Storage resources generate electricity during the hours of greatest need on the system, typically when renewable sources like solar and wind are not available to provide power.

That means utility scale batteries must charge earlier in the day to ensure availability of energy so they are ready to dispatch power when needed.

Working with stakeholders, industry representatives and experts, ISO staff developed a Straw Proposal on the Energy Storage Enhancements that will be the focus of a stakeholder meeting scheduled for December 14 at 1 p.m. Pacific Time.

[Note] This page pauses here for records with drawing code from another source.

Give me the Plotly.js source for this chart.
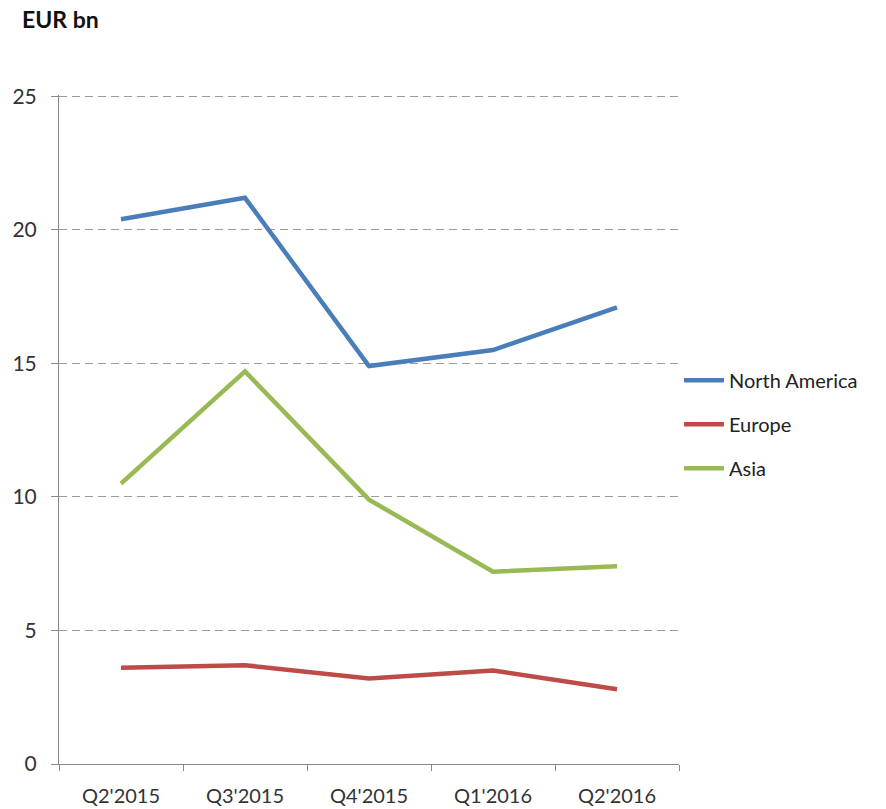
<!DOCTYPE html>
<html>
<head>
<meta charset="utf-8">
<script src="https://cdn.plot.ly/plotly-3.0.1.min.js"></script>
<style>
  html, body { margin: 0; padding: 0; background: #ffffff; }
  #chart { width: 886px; height: 809px; }
</style>
</head>
<body>
<div id="chart"></div>
<script>
// Quarterly volumes by region, EUR bn
const quarters = ["Q2'2015", "Q3'2015", "Q4'2015", "Q1'2016", "Q2'2016"];
const northAmerica = [20.4, 21.2, 14.9, 15.5, 17.1];
const europe = [3.6, 3.7, 3.2, 3.5, 2.8];
const asia = [10.5, 14.7, 9.9, 7.2, 7.4];

const seriesNames = ['North America', 'Europe', 'Asia'];
const seriesColors = ['#4A7EBB', '#BE4B48', '#98B954'];
const seriesValues = [northAmerica, europe, asia];

const font = 'Lato, "Open Sans", sans-serif';

const traces = seriesValues.map((vals, i) => ({
  type: 'scatter',
  mode: 'lines',
  name: seriesNames[i],
  legendgroup: 'g' + i,
  x: quarters,
  y: vals,
  line: { color: seriesColors[i], width: 4.5 },
  hoverinfo: 'x+y+name'
}));

const layout = {
  width: 886,
  height: 809,
  paper_bgcolor: '#ffffff',
  plot_bgcolor: '#ffffff',
  margin: { l: 59, r: 207, t: 95, b: 45 },
  font: { family: font, size: 20, color: '#333333' },
  title: {
    text: '<b>EUR bn</b>',
    font: { family: font, size: 23, color: '#111111' },
    x: 22 / 886, xanchor: 'left', xref: 'container',
    y: 1 - 20 / 809, yanchor: 'middle', yref: 'container'
  },
  xaxis: {
    type: 'category',
    range: [-0.5, quarters.length - 0.5],
    tickson: 'boundaries',
    ticks: 'outside',
    ticklen: 6,
    tickcolor: '#888888',
    ticklabelstandoff: 14,
    showline: true,
    linecolor: '#888888',
    linewidth: 1,
    showgrid: false,
    zeroline: false,
    tickfont: { family: font, size: 20, color: '#333333' },
    fixedrange: true
  },
  yaxis: {
    // a hair above 25 so the top dashed gridline is drawn
    range: [0, 25.05],
    tickvals: [0, 5, 10, 15, 20, 25],
    ticks: 'outside',
    ticklen: 7,
    tickcolor: '#888888',
    ticklabelstandoff: 10,
    showline: true,
    linecolor: '#888888',
    linewidth: 1,
    showgrid: true,
    gridcolor: '#9a9a9a',
    griddash: '8px,5px',
    gridwidth: 1,
    zeroline: false,
    tickfont: { family: font, size: 21, color: '#333333' },
    fixedrange: true
  },
  showlegend: true,
  legend: {
    x: 1.0, xanchor: 'left',
    y: 0.508, yanchor: 'middle',
    font: { family: font, size: 20, color: '#222222' },
    tracegroupgap: 15,
    bgcolor: 'rgba(0,0,0,0)',
    itemwidth: 40
  }
};

Plotly.newPlot('chart', traces, layout, { displayModeBar: false, staticPlot: true });
</script>
</body>
</html>
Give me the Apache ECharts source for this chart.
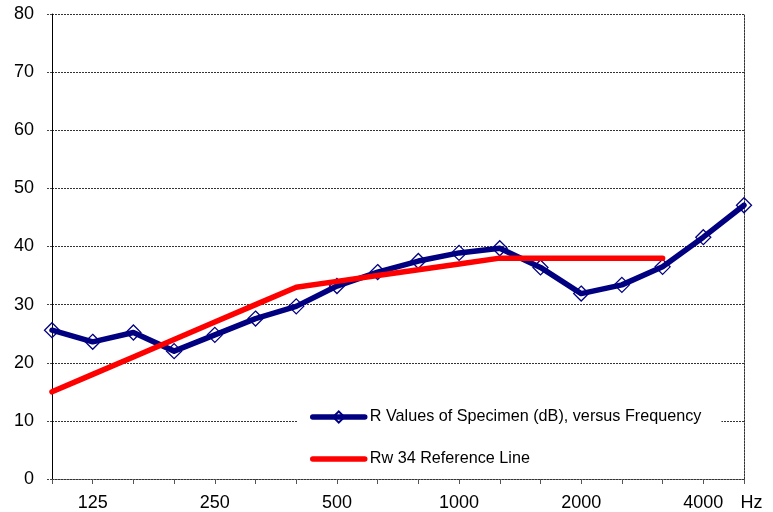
<!DOCTYPE html>
<html><head><meta charset="utf-8">
<script src="https://cdn.jsdelivr.net/npm/echarts@6/dist/echarts.min.js"></script>
<style>html,body{margin:0;padding:0;background:#fff}#c{width:773px;height:512px}</style>
</head><body><div id="c"></div>
<script>
const categories = ['100','125','160','200','250','315','400','500','630','800','1000','1250','1600','2000','2500','3150','4000','5000'];
const tickLabels = ['','125','','','250','','','500','','','1000','','','2000','','','4000','Hz'];
const specimenValues = [25.6,23.6,25.2,22.0,24.8,27.6,29.7,33.2,35.6,37.5,38.9,39.7,36.4,31.9,33.4,36.5,41.6,47.1];
const referenceValues = [15,18,21,24,27,30,33,34,35,36,37,38,38,38,38,38,null,null];
const yTicks = [0,10,20,30,40,50,60,70,80];

const font = '"Liberation Sans", Arial, sans-serif';
const chart = echarts.init(document.getElementById('c'));
chart.setOption({
  animation: false,
  backgroundColor: '#fff',
  grid: { left: 52, right: 29, top: 14, bottom: 33, containLabel: false },
  legend: {
    orient: 'vertical', left: 297, top: 390,
    padding: [19, 20, 6, 13],
    backgroundColor: '#fff',
    itemWidth: 52, itemHeight: 14, itemGap: 26,
    lineStyle: { width: 5.5 },
    textStyle: { fontFamily: font, fontSize: 16.2, color: '#000' },
    data: [
      { name: 'R Values of Specimen (dB), versus Frequency' },
      { name: 'Rw 34 Reference Line', itemStyle: { opacity: 0 } }
    ]
  },
  xAxis: {
    type: 'category', data: categories, boundaryGap: false,
    axisLine: { lineStyle: { color: '#333', type: [2, 1], width: 1 } },
    axisTick: { show: true, length: 5, interval: 0, lineStyle: { color: '#555' } },
    axisLabel: { interval: 0, margin: 15, fontFamily: font, fontSize: 18, color: '#000',
      formatter: (v, i) => i === tickLabels.length - 1 ? '{hz|' + tickLabels[i] + '}' : tickLabels[i],
      rich: { hz: { fontFamily: font, fontSize: 18, color: '#000', padding: [0, 0, 0, 15] } } },
    splitLine: { show: false }
  },
  yAxis: [{
    type: 'value', min: yTicks[0], max: yTicks[yTicks.length - 1], interval: 10,
    axisLine: { show: true, lineStyle: { color: '#000', width: 1 } },
    axisTick: { show: true, length: 6, lineStyle: { color: '#444', type: [2, 1] } },
    axisLabel: { margin: 18, fontFamily: font, fontSize: 18, color: '#000' },
    splitLine: { show: true, lineStyle: { color: '#333', type: [2, 1], width: 1 } }
  }, {
    type: 'value', position: 'right', min: yTicks[0], max: yTicks[yTicks.length - 1], interval: 10,
    axisLine: { show: true, lineStyle: { color: '#333', type: [2, 1], width: 1 } },
    axisTick: { show: false }, axisLabel: { show: false }, splitLine: { show: false }
  }],
  series: [{
    name: 'R Values of Specimen (dB), versus Frequency',
    type: 'line', data: specimenValues,
    lineStyle: { color: '#000080', width: 5.5, cap: 'round', join: 'round' },
    symbol: 'diamond', symbolSize: 15, showAllSymbol: true,
    itemStyle: { color: 'rgba(255,255,255,0)', borderColor: '#000080', borderWidth: 1.3 },
    z: 2
  }, {
    name: 'Rw 34 Reference Line',
    type: 'line', data: referenceValues,
    lineStyle: { color: '#ff0000', width: 5.5, cap: 'round', join: 'round' },
    itemStyle: { color: '#ff0000' },
    symbol: 'none', showSymbol: false,
    z: 3
  }]
});
</script></body></html>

During the early stages of the storage stakeholder process, the ISO heard from storage developers and operators who were concerned with existing market rules, optimization algorithms, and settlement processes as applied to the energy storage resources. A principle concern raised by the storage community is a lack of compensation during critical periods when the ISO must retain state of charge on limited energy storage devices, which may preclude their active participation in the real-time markets. 

The ISO’s existing bid cost recovery rules, which are designed based on traditional energy generation resources, do not consider energy storage charging and discharging cycles. A primary objective of the Storage Enhancements initiative is to develop a set of solutions to enhance the tools available to storage resource operators to manage state of charge in the real-time markets.

A new model is being proposed by the ISO. It is called the energy storage resource (ESR) model, which is unique from existing models because bids are submitted to the ISO based on state of charge values, rather than a dispatch power. Specifically, the energy storage resource model will allow storage resources to offer lower prices to provide energy when a battery has a nearly full state of charge and higher prices when it is almost depleted. This new model would be employed in the ISO’s market software for both the day-ahead and real-time markets.

After the stakeholder call on Dec. 14, comments on the straw proposal can be submitted to the ISO by January 12, 2022.